Second, I’m going to go ahead and tell you about three books that I recently started but did not finish:

Fat
An Appreciation of a Misunderstood Ingredient, with Recipes
by Jennifer McLagan

I requested both this and McLagan’s Bones from the library at the same time.  I found a lot more useful information in Fat.  I will probably purchase this book, when I find that I am ready to start making butter, ghee, lard, and things like that.

This book would also be really useful to anyone who hunts ducks or geese — it contains plenty of interesting information about and uses for duck and goose fat.
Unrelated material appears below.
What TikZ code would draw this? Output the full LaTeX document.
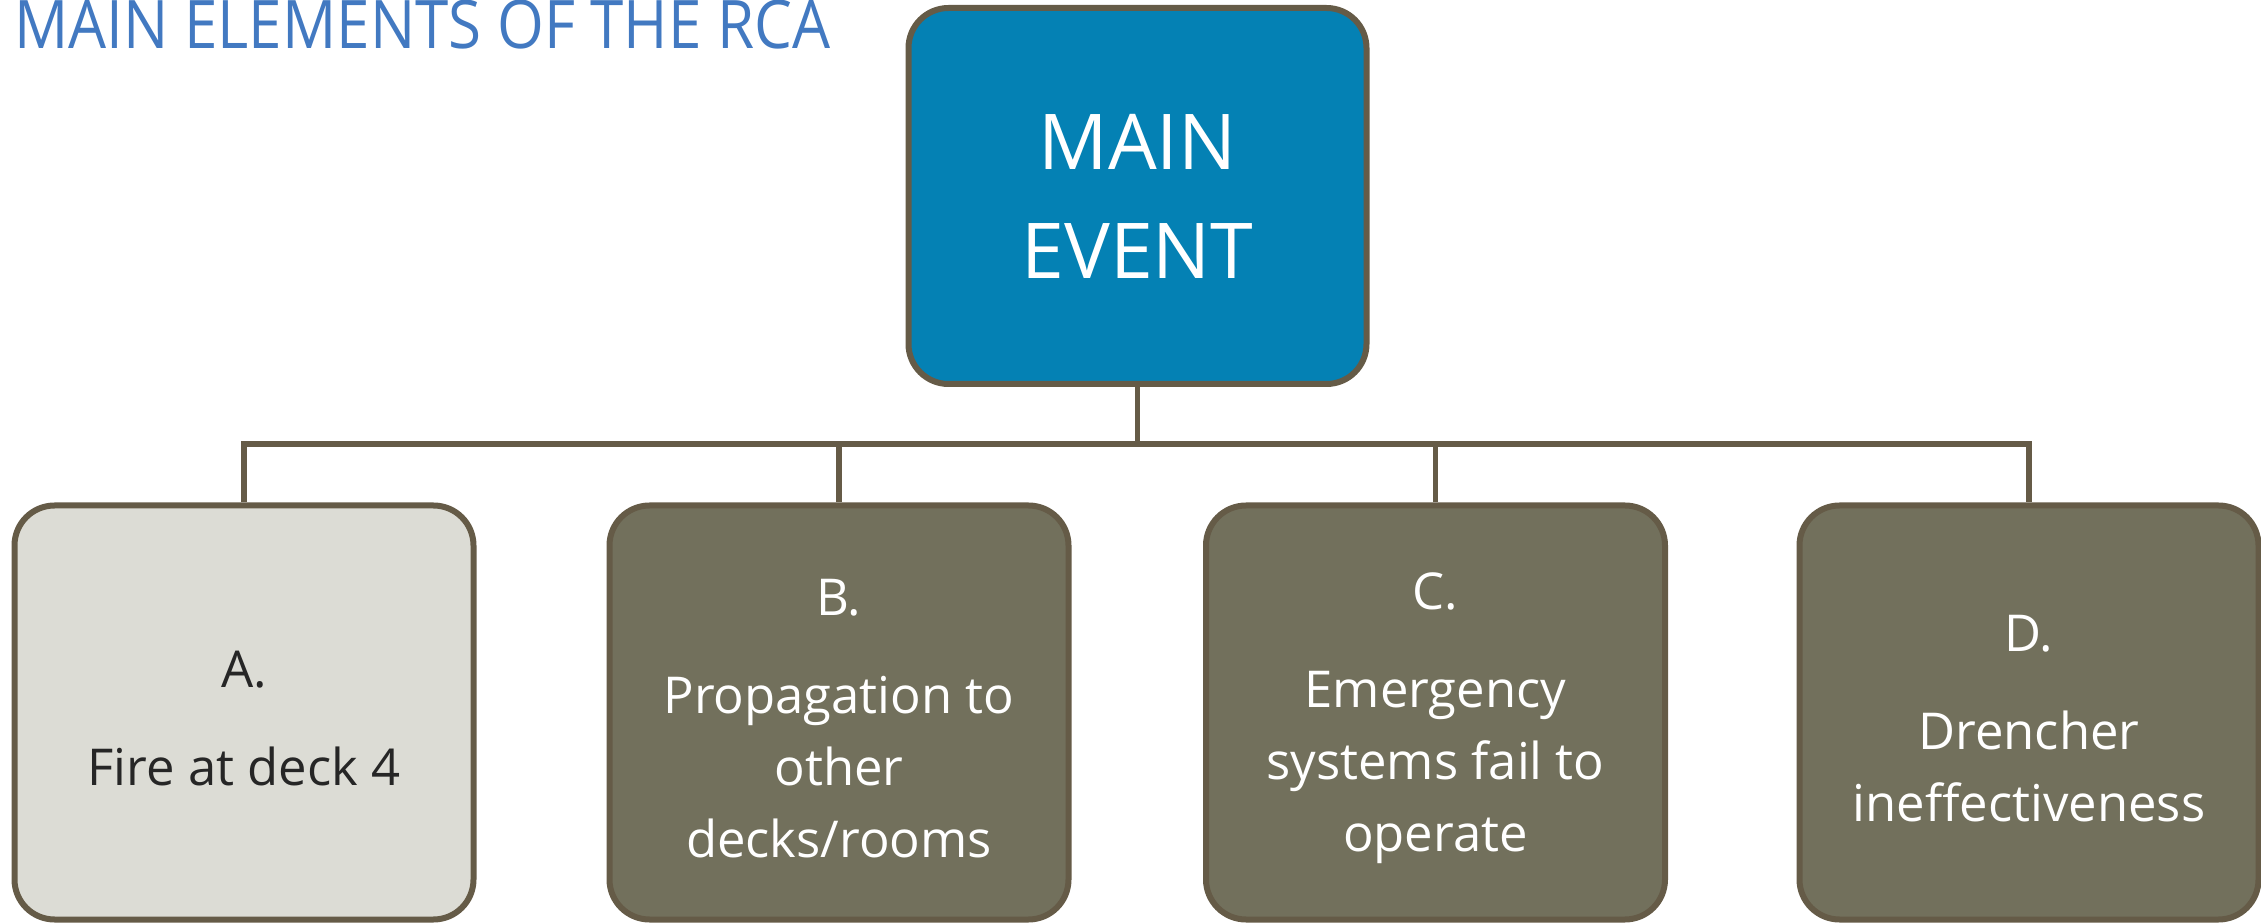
\documentclass[tikz,border=0pt]{standalone}
\usepackage{fontspec}
\usepackage{graphicx}
\setmainfont{Open Sans}
\definecolor{mainblue}{HTML}{0481B4}
\definecolor{frame}{HTML}{655B47}
\definecolor{olive}{HTML}{72705C}
\definecolor{pale}{HTML}{DCDCD5}
\definecolor{titleblue}{HTML}{4279C1}
\definecolor{darktext}{HTML}{262626}
% taller first line pushes each card's text block slightly downwards
\newcommand{\toprule}{\rule{0pt}{24pt}}
\begin{document}
\begin{tikzpicture}[x=0.5pt,y=-0.5pt,
  boxbase/.style={draw=frame, line width=3pt, rounded corners=20pt,
    inner sep=0pt, align=center},
  mainbox/.style={boxbase, fill=mainblue, text=white,
    minimum width=229pt, minimum height=188pt,
    font=\fontsize{38.5}{54.5}\selectfont},
  card/.style={boxbase, minimum width=229.5pt, minimum height=207pt,
    font=\fontsize{25.4}{36}\selectfont},
  darkcard/.style={card, fill=olive, text=white},
  palecard/.style={card, fill=pale, text=darktext},
  wire/.style={draw=frame, line width=2.75pt}]
\useasboundingbox (0,0) rectangle (2261,924);

% heading
\node[anchor=base west, inner sep=0pt, text=titleblue,
  font=\fontsize{33.5}{36}\selectfont] (title) at (14,49)
  {\scalebox{0.897}[1]{MAIN ELEMENTS OF THE RCA}};

% top event
\node[mainbox] (main) at (1137.5,196) {MAIN\\EVENT};

% contributing branches
\node[palecard] (A) at (244,712.5) {\toprule A.\\[13pt]Fire at deck 4};
\node[darkcard] (B) at (839,712.5) {\toprule B.\\[13pt]Propagation to\\other\\decks/rooms};
\node[darkcard] (C) at (1435.5,712.5) {\toprule C.\\[13pt]Emergency\\systems fail to\\operate};
\node[darkcard] (D) at (2029,712.5) {\toprule D.\\[13pt]Drencher\\ineffectiveness};

% tree connectors
\coordinate (bus) at (1137.5,444);
\draw[wire] (main.south) -- (main.south |- bus);
\draw[wire] (A.north) -- (A.north |- bus) -- (D.north |- bus) -- (D.north);
\draw[wire] (B.north) -- (B.north |- bus);
\draw[wire] (C.north) -- (C.north |- bus);
\end{tikzpicture}
\end{document}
McLagan also spends a lot of time dispelling popular myths about fat.  She covers all the main types of animal fats and what you can do with them, and what their composition is in terms of saturated, monounsaturated, and polysaturated.  So there’s also a little science mixed in with folk stories and recipes.

The Backyard Homestead
Produce all the food you need on just a quarter-acre!
by Carleen Madigan

I got most of the way through this book, too.  It presents at least 100 topics, each in a short, easily digestible article.  I think this would be a great book if you want to try your hand at being more self-sufficient, but have no idea where to start.
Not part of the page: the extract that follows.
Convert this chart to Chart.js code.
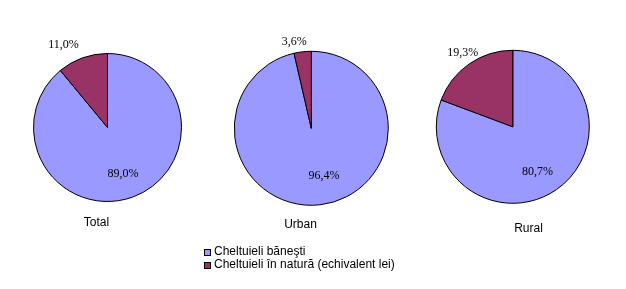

Madigan includes everything from vegetable gardening to beer brewing to sourdough bread to raising poultry to milking goats.  There is just enough information about each topic to give you at least a general idea.  I read the poultry chapter with great interest, since that’s something I [eventually] want to do — but honestly, I’ll probably pick up a book specifically about raising chickens if/when the time comes.  And the author also advises getting further information and instruction if you’re going to try, for example, raising and slaughtering your own turkeys.
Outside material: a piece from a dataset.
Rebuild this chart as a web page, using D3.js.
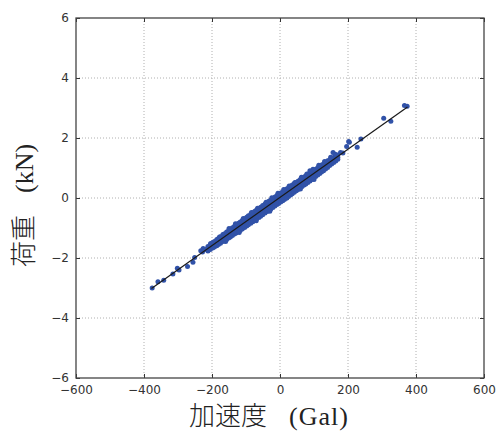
<!DOCTYPE html>
<html>
<head>
<meta charset="utf-8">
<script src="https://cdn.jsdelivr.net/npm/d3@7"></script>
<style>
  html, body { margin: 0; padding: 0; background: #fff; }
  svg { display: block; }
</style>
</head>
<body>
<svg id="chart" width="498" height="432"></svg>
<script>
// ---- data ----
const xTicks = [-600, -400, -200, 0, 200, 400, 600];
const yTicks = [-6, -4, -2, 0, 2, 4, 6];

const bandAccel = [-212,-205,-198,-193,-186,-181,-175,-168,-163,-157,-151,-146,-140,-134,-129,-122,-117,-111,-104,-98,-93,-86,-80,-74,-69,-62,-57,-51,-44,-38,-33,-27,-21,-15,-9,-4,2,8,13,19,25,31,36,42,48,53,59,65,71,76,82,88,94,99,105,111,117,122,128,134,140,146,152,158,164,170];
const bandUpper = [-1.62,-1.55,-1.48,-1.45,-1.38,-1.35,-1.29,-1.22,-1.19,-1.13,-1.09,-1.04,-0.99,-0.94,-0.89,-0.84,-0.80,-0.75,-0.69,-0.64,-0.59,-0.54,-0.49,-0.44,-0.40,-0.35,-0.31,-0.25,-0.20,-0.15,-0.11,-0.07,-0.02,0.03,0.08,0.12,0.17,0.21,0.25,0.30,0.34,0.39,0.43,0.48,0.52,0.56,0.61,0.65,0.70,0.74,0.79,0.83,0.88,0.91,0.96,1.01,1.05,1.10,1.13,1.18,1.22,1.27,1.31,1.35,1.39,1.43];
const bandMid = [-1.70,-1.64,-1.58,-1.54,-1.49,-1.45,-1.40,-1.34,-1.30,-1.26,-1.21,-1.17,-1.12,-1.07,-1.03,-0.98,-0.94,-0.89,-0.83,-0.78,-0.74,-0.69,-0.64,-0.59,-0.55,-0.50,-0.46,-0.41,-0.35,-0.30,-0.26,-0.22,-0.17,-0.12,-0.07,-0.03,0.02,0.06,0.10,0.15,0.20,0.25,0.29,0.34,0.38,0.42,0.47,0.52,0.57,0.61,0.66,0.70,0.75,0.79,0.84,0.89,0.94,0.98,1.02,1.07,1.12,1.17,1.22,1.26,1.31,1.36];
const bandLower = [-1.77,-1.72,-1.67,-1.63,-1.59,-1.55,-1.51,-1.45,-1.42,-1.38,-1.33,-1.30,-1.25,-1.20,-1.17,-1.12,-1.08,-1.03,-0.98,-0.93,-0.89,-0.84,-0.79,-0.74,-0.70,-0.65,-0.61,-0.56,-0.50,-0.45,-0.41,-0.37,-0.32,-0.27,-0.22,-0.18,-0.13,-0.09,-0.05,0.00,0.05,0.10,0.14,0.19,0.24,0.28,0.33,0.38,0.43,0.47,0.52,0.57,0.62,0.66,0.72,0.77,0.82,0.87,0.91,0.97,1.02,1.08,1.13,1.18,1.23,1.29];

// scattered points just outside the dense band
const bumpAccel = [-204,-178,-150,-131,-108,-84,-66,-41,-24,-6,11,27,44,63,79,97,114,131,149,162,-160,-120,-70,-30,20,60,100];
const bumpLoad  = [-1.52,-1.30,-1.02,-0.86,-0.68,-0.48,-0.34,-0.14,0.01,0.16,0.28,0.40,0.52,0.69,0.80,0.96,1.09,1.22,1.36,1.46,-1.45,-1.15,-0.76,-0.44,0.00,0.30,0.62];

const sparseAccel = [-376,-359,-342,-315,-302,-297,-272,-256,-251,-233,-228,-226,-220,-187,-180,88,140,150,156,165,178,185,196,202,204,227,238,305,326,366,374];
const sparseLoad  = [-3.00,-2.79,-2.74,-2.53,-2.34,-2.40,-2.28,-2.14,-1.98,-1.76,-1.80,-1.68,-1.72,-1.48,-1.37,0.91,1.24,1.30,1.52,1.43,1.52,1.50,1.72,1.88,1.86,1.69,1.97,2.66,2.56,3.08,3.06];

const fitAccel = [-378, 375];
const fitLoad  = [-3.02, 3.03];

// ---- layout ----
const svg = d3.select("#chart");
const L = 76, R = 484, T = 18, B = 378;
const x = d3.scaleLinear().domain([-600, 600]).range([L, R]);
const y = d3.scaleLinear().domain([-6, 6]).range([B, T]);

// grid
const grid = svg.append("g");
grid.selectAll("line.gx").data(xTicks.slice(1, -1)).join("line")
  .attr("x1", d => x(d)).attr("x2", d => x(d)).attr("y1", T).attr("y2", B)
  .attr("stroke", "#b0b0b0").attr("stroke-width", 1).attr("stroke-dasharray", "1,2");
grid.selectAll("line.gy").data(yTicks.slice(1, -1)).join("line")
  .attr("y1", d => y(d)).attr("y2", d => y(d)).attr("x1", L).attr("x2", R)
  .attr("stroke", "#b0b0b0").attr("stroke-width", 1).attr("stroke-dasharray", "1,2");

// points
const pts = [];
bandAccel.forEach((a, i) => {
  pts.push([a, bandUpper[i]], [a, bandMid[i]], [a, bandLower[i]]);
});
bumpAccel.forEach((a, i) => pts.push([a, bumpLoad[i]]));
sparseAccel.forEach((a, i) => pts.push([a, sparseLoad[i]]));

svg.append("g").selectAll("circle").data(pts).join("circle")
  .attr("cx", d => x(d[0])).attr("cy", d => y(d[1])).attr("r", 2.5)
  .attr("fill", "#3152a8");

// fit line
svg.append("path")
  .datum(fitAccel.map((a, i) => [a, fitLoad[i]]))
  .attr("d", d3.line().x(d => x(d[0])).y(d => y(d[1])))
  .attr("stroke", "#1a1a1a").attr("stroke-width", 1.2).attr("fill", "none");

// axes (ticks inward, all four sides)
const tickFont = "'DejaVu Sans', sans-serif";
function styleAxis(g) {
  g.select(".domain").remove();
  g.selectAll(".tick line").attr("stroke", "#333");
  g.selectAll(".tick text").attr("fill", "#333").style("font-family", tickFont).style("font-size", "12px");
}
const fmt = d => d < 0 ? "\u2212" + Math.abs(d) : String(d);

svg.append("g").attr("transform", `translate(0,${B})`)
  .call(d3.axisBottom(x).tickValues(xTicks).tickFormat(fmt).tickSizeInner(-4).tickSizeOuter(0).tickPadding(7))
  .call(styleAxis);
svg.append("g").attr("transform", `translate(0,${T})`)
  .call(d3.axisTop(x).tickValues(xTicks).tickFormat("").tickSizeInner(-4).tickSizeOuter(0))
  .call(styleAxis);
svg.append("g").attr("transform", `translate(${L},0)`)
  .call(d3.axisLeft(y).tickValues(yTicks).tickFormat(fmt).tickSizeInner(-4).tickSizeOuter(0).tickPadding(7))
  .call(styleAxis);
svg.append("g").attr("transform", `translate(${R},0)`)
  .call(d3.axisRight(y).tickValues(yTicks).tickFormat("").tickSizeInner(-4).tickSizeOuter(0))
  .call(styleAxis);

// frame
svg.append("rect").attr("x", L).attr("y", T).attr("width", R - L).attr("height", B - T)
  .attr("fill", "none").attr("stroke", "#444").attr("stroke-width", 1.3);

// axis labels
const xl = svg.append("text").attr("x", 189).attr("y", 425)
  .attr("fill", "#222").style("font-size", "26px");
xl.append("tspan").style("font-family", "'Noto Sans CJK JP'").style("font-weight", "300").text("加速度");
xl.append("tspan").attr("dx", 22).style("font-family", "'Liberation Serif', serif").style("letter-spacing", "1px").text("(Gal)");

const yl = svg.append("text").attr("transform", "translate(33,267) rotate(-90)")
  .attr("fill", "#222").style("font-size", "26px");
yl.append("tspan").style("font-family", "'Noto Sans CJK JP'").style("font-weight", "300").text("荷重");
yl.append("tspan").attr("dx", 22).style("font-family", "'Liberation Serif', serif").text("(kN)");
</script>
</body>
</html>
But, for an introduction to what homesteading — you could even call it home economics — is all about, this is a great resource.  This was much more accessible than other “making your home sustainable” books I’ve read in the past.

Deeply Rooted
Unconventional Farmers in the Age of Agribusiness
by Lisa M. Hamilton

Here’s one that I really enjoyed, but just could not get all the way through in the 6 weeks the library allotted me.  Hamilton profiles three farmers in a deeply compelling, rich narrative.  I absolutely loved the only profile I read in total: the story of an African-American dairyman in Texas.  Hamilton has a gift for story-telling — I really admire how she weaved her narrative so skillfully from interviews.  This is long-form journalism at its best.

So that’s it for reading lately; I’ve been pretty dismal at finding time to read every day.  Spring is always a busy time of year and this year is my craziest yet — by far.  But the weekend is here and I am going to make time to weed and even go to my favorite Minneapolis event of the year.  Have a great weekend!